I am surprised that my hon. Friend should say that the Government are not pursuing with vigour the issues around stakeholders and the second state pension. He is absolutely right—the state second pension has been a tremendous fillip for 14 million low-paid workers, 2 million people with disabilities who have work records that kept them out of the basic state pension previously, and 2 million carers. Most of the recipients are women, which is a major step forward. We have not gone to the trouble of taking such step only to reduce later our capacity to make it one of the most effective measures introduced by any Government.

Mrs. Angela Browning (Tiverton and Honiton)

I note that the Minister did not quite answer my hon. Friend the Member for Tewkesbury (Mr. Robertson), who asked how many people who had signed up for stakeholders had transferred out of another scheme. Perhaps he would like to have another go. I know how interested he is in hearing how things are at the grass roots. Certainly, lower-paid workers in my constituency are not signing up because they do not want to commit their savings to the final compulsory annuity. Will the Minister take a look at the difference between the state of the pensions market now and in 1997? One of the great destructive things the Government have done is to take away the incentive for people to invest. The compulsory annuity scheme is part of the problem. Will the Minister take a second look at that?

Mr. Speaker

Order. The hon. Lady should perhaps try for an Adjournment debate on the subject.

Mr. McCartney

I hope that it is not me who has to reply—[Laughter.] I like the hon. Lady really.

If the hon. Lady had listened to my reply to the hon.

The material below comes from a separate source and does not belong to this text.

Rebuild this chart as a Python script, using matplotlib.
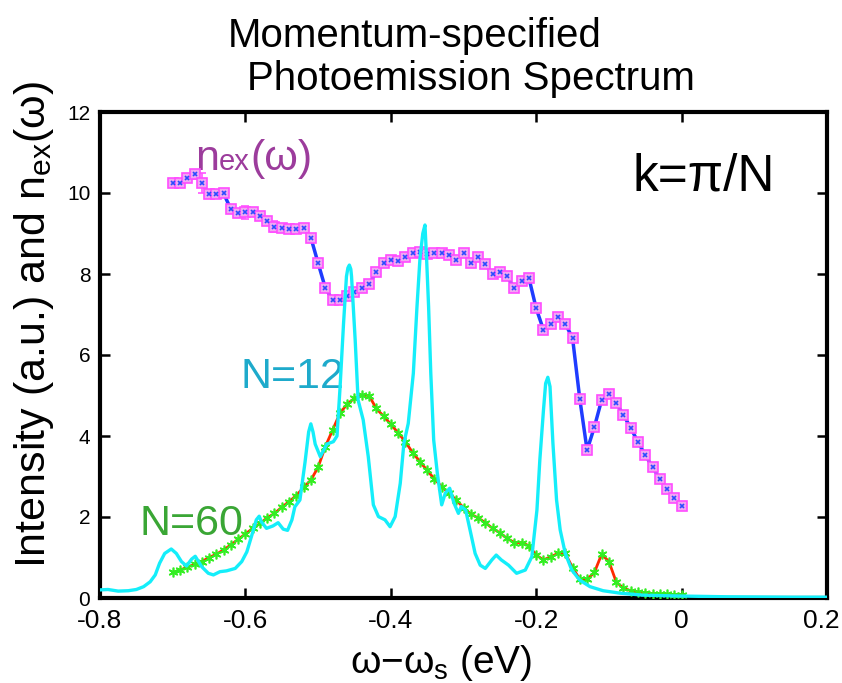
import matplotlib
matplotlib.use("Agg")
import matplotlib.pyplot as plt
from matplotlib.transforms import ScaledTranslation
from matplotlib.offsetbox import TextArea, HPacker, AnnotationBbox

plt.rcParams['font.family'] = ['Liberation Sans', 'DejaVu Sans']
plt.rcParams['mathtext.default'] = 'regular'
plt.rcParams['axes.unicode_minus'] = False

# n_ex(omega), points every 0.01 eV from -0.70 to 0.00
nex_x = [round(-0.70 + 0.01 * i, 2) for i in range(71)]
nex_y = [10.25, 10.25, 10.38, 10.46, 10.24, 9.98, 9.97, 9.99, 9.60, 9.50,
         9.52, 9.54, 9.44, 9.31, 9.17, 9.13, 9.11, 9.11, 9.14, 8.90,
         8.27, 7.65, 7.36, 7.37, 7.46, 7.55, 7.65, 7.75, 8.04, 8.26,
         8.35, 8.33, 8.43, 8.51, 8.54, 8.49, 8.51, 8.51, 8.47, 8.35,
         8.51, 8.28, 8.41, 8.24, 8.00, 8.04, 7.94, 7.65, 7.83, 7.90,
         7.15, 6.62, 6.77, 6.94, 6.77, 6.42, 4.91, 3.65, 4.22, 4.89,
         5.04, 4.82, 4.52, 4.20, 3.85, 3.53, 3.23, 2.94, 2.68, 2.47,
         2.27]
nex_err = [0.05, 0.05, 0.08, 0.12, 0.25, 0.05, 0.05, 0.05, 0.05, 0.05,
           0.15, 0.05, 0.05, 0.05, 0.13, 0.05, 0.05, 0.05, 0.05, 0.05,
           0.05, 0.05, 0.05, 0.05, 0.05, 0.05, 0.05, 0.05, 0.05, 0.05,
           0.05, 0.05, 0.05, 0.05, 0.05, 0.05, 0.05, 0.05, 0.05, 0.05,
           0.05, 0.05, 0.05, 0.05, 0.05, 0.05, 0.05, 0.05, 0.05, 0.05,
           0.05, 0.05, 0.05, 0.05, 0.05, 0.05, 0.05, 0.05, 0.05, 0.05,
           0.05, 0.05, 0.05, 0.05, 0.05, 0.05, 0.05, 0.05, 0.05, 0.05,
           0.05]

# N=60 spectrum, same grid
n60_x = nex_x
n60_y = [0.63, 0.69, 0.76, 0.83, 0.90, 1.00, 1.08, 1.19, 1.31, 1.45,
         1.58, 1.72, 1.84, 1.98, 2.09, 2.24, 2.38, 2.53, 2.73, 2.91,
         3.23, 3.74, 4.15, 4.56, 4.79, 4.93, 5.01, 5.00, 4.68, 4.49,
         4.29, 4.08, 3.86, 3.59, 3.37, 3.15, 2.94, 2.75, 2.59, 2.42,
         2.23, 2.07, 1.98, 1.86, 1.72, 1.61, 1.47, 1.37, 1.37, 1.29,
         1.06, 0.94, 1.02, 1.10, 1.10, 0.75, 0.46, 0.46, 0.63, 1.08,
         0.90, 0.40, 0.24, 0.18, 0.15, 0.13, 0.11, 0.10, 0.09, 0.08,
         0.08]

# N=12 spectrum (continuous curve)
n12_x = [-0.800, -0.789, -0.775, -0.761, -0.750, -0.740, -0.731, -0.724, -0.718, -0.711,
         -0.702, -0.695, -0.688, -0.681, -0.674, -0.669, -0.660, -0.651, -0.644, -0.635,
         -0.626, -0.614, -0.605, -0.598, -0.591, -0.585, -0.581, -0.578, -0.571, -0.562,
         -0.555, -0.548, -0.542, -0.536, -0.532, -0.525, -0.518, -0.513, -0.510, -0.507,
         -0.504, -0.497, -0.488, -0.479, -0.474, -0.470, -0.465, -0.461, -0.459, -0.457,
         -0.455, -0.454, -0.449, -0.445, -0.438, -0.431, -0.424, -0.417, -0.408, -0.401,
         -0.394, -0.387, -0.382, -0.376, -0.369, -0.364, -0.360, -0.356, -0.353, -0.3507,
         -0.348, -0.345, -0.341, -0.336, -0.330, -0.325, -0.319, -0.313, -0.307, -0.303,
         -0.297, -0.291, -0.284, -0.277, -0.270, -0.261, -0.255, -0.248, -0.238, -0.227,
         -0.215, -0.206, -0.199, -0.195, -0.190, -0.187, -0.184, -0.181, -0.177, -0.172,
         -0.167, -0.160, -0.151, -0.140, -0.126, -0.108, -0.085, -0.053, -0.007, 0.062,
         0.154, 0.200]
n12_y = [0.20, 0.21, 0.17, 0.18, 0.21, 0.28, 0.40, 0.57, 0.86, 1.10,
         1.21, 1.10, 0.90, 0.79, 0.96, 1.03, 0.77, 0.61, 0.57, 0.65,
         0.67, 0.73, 0.90, 1.14, 1.56, 1.93, 2.02, 1.88, 1.72, 1.78,
         1.86, 1.70, 1.67, 1.93, 2.25, 2.42, 3.35, 4.10, 4.30, 4.10,
         3.80, 3.49, 3.80, 3.86, 4.00, 5.14, 6.78, 7.94, 8.15, 8.22,
         8.12, 7.94, 6.37, 4.89, 4.40, 3.49, 2.30, 2.01, 1.93, 1.76,
         2.01, 2.83, 3.82, 4.31, 5.55, 7.19, 8.35, 9.00, 9.21, 8.35,
         7.19, 5.55, 3.90, 3.08, 2.30, 2.59, 2.71, 2.34, 2.09, 2.26,
         2.17, 1.68, 1.10, 0.81, 0.73, 0.94, 1.06, 0.94, 0.81, 0.61,
         0.69, 1.02, 2.17, 3.41, 4.64, 5.30, 5.45, 5.22, 3.82, 2.42,
         1.68, 1.10, 0.69, 0.44, 0.28, 0.18, 0.12, 0.07, 0.05, 0.03,
         0.02, 0.02]

xticks = [-0.8, -0.6, -0.4, -0.2, 0, 0.2]
xticklabels = ['-0.8', '-0.6', '-0.4', '-0.2', '0', '0.2']
yticks = [0, 2, 4, 6, 8, 10, 12]

fig = plt.figure(figsize=(8.42, 6.83), dpi=100)
ax = fig.add_axes([100 / 842, 1 - 598 / 683, 727 / 842, 486 / 683])

# N=60: red line with green asterisks
ax.plot(n60_x, n60_y, color='#ff2a00', lw=2, zorder=3)
ax.plot(n60_x, n60_y, ls='none', marker=(6, 2, 0), ms=7, mec='#33ee22', mew=1.2, zorder=4)

# n_ex: blue line, pink square points with error bars
ax.errorbar(nex_x, nex_y, yerr=nex_err, fmt='none', ecolor='#ff55ff', elinewidth=1.2,
            capsize=3, capthick=1.2, zorder=4)
ax.plot(nex_x, nex_y, color='#1f3cff', lw=2.5, zorder=5)
ax.plot(nex_x, nex_y, ls='none', marker='s', ms=6.5, mfc='#f2a6f2', mec='#ff4cff', mew=1.2, zorder=6)
ax.plot(nex_x, nex_y, ls='none', marker='x', ms=3.5, mec='#2a4cff', mew=1.2, zorder=7)

# N=12: cyan curve
ax.plot(n12_x, n12_y, color='#14eefa', lw=2.4, zorder=8)

ax.set_xlim(-0.8, 0.2)
ax.set_ylim(0, 12)
ax.set_xticks(xticks)
ax.set_xticklabels(xticklabels)
ax.set_yticks(yticks)
ax.tick_params(direction='in', length=7, width=1.8, top=True, right=True)
ax.tick_params(axis='x', labelsize=19, pad=8)
ax.tick_params(axis='y', labelsize=15, pad=7)
for s in ax.spines.values():
    s.set_linewidth(3)

# the last label sits at the very edge, nudge it a little to the left
dernier = ax.get_xticklabels()[-1]
dernier.set_transform(dernier.get_transform() + ScaledTranslation(-6 / 100, 0, fig.dpi_scale_trans))

# labels
fig.text(0.040, 0.525, r'Intensity (a.u.) and n$_{ex}$(ω)', rotation=90,
         ha='center', va='center', fontsize=31)
fig.text(0.524, 0.030, r'ω−ω$_{s}$ (eV)', ha='center', va='center', fontsize=28)

fig.text(228 / 842, 1 - 47 / 683, 'Momentum-specified', fontsize=29, ha='left', va='baseline')
fig.text(247 / 842, 1 - 90 / 683, 'Photoemission Spectrum', fontsize=29, ha='left', va='baseline')

ax.text(-0.068, 10.07, 'k=π/N', fontsize=37, ha='left', va='baseline')
ax.text(-0.607, 5.19, 'N=12', fontsize=31, color='#1eaacb', ha='left', va='baseline')
ax.text(-0.745, 1.56, 'N=60', fontsize=31, color='#3aa635', ha='left', va='baseline')

purple = '#9c3c9c'
lab = HPacker(children=[TextArea('n', textprops=dict(size=31, color=purple)),
                        TextArea('ex', textprops=dict(size=21, color=purple)),
                        TextArea('(ω)', textprops=dict(size=31, color=purple))],
              align='baseline', pad=0, sep=0)
ab = AnnotationBbox(lab, (-0.669, 10.35), box_alignment=(0, 0), frameon=False, pad=0)
ax.add_artist(ab)

fig.savefig('out.png', dpi=100)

Member for Tewkesbury (Mr. Robertson), she would have heard that a detailed breakdown of sales would he available around the middle of next year. That is a movable feast, but the important fact is that more than 1 million stakeholders have been sold. Another vital figure relates to the fact that 97 per cent. of sales have been to people of working age, so the initiative has been a tremendous success. Why cannot Opposition Members, whether from the Liberal or Conservative party, get behind a proposal to provide for people who, without stakeholders, would not have a future in pensions?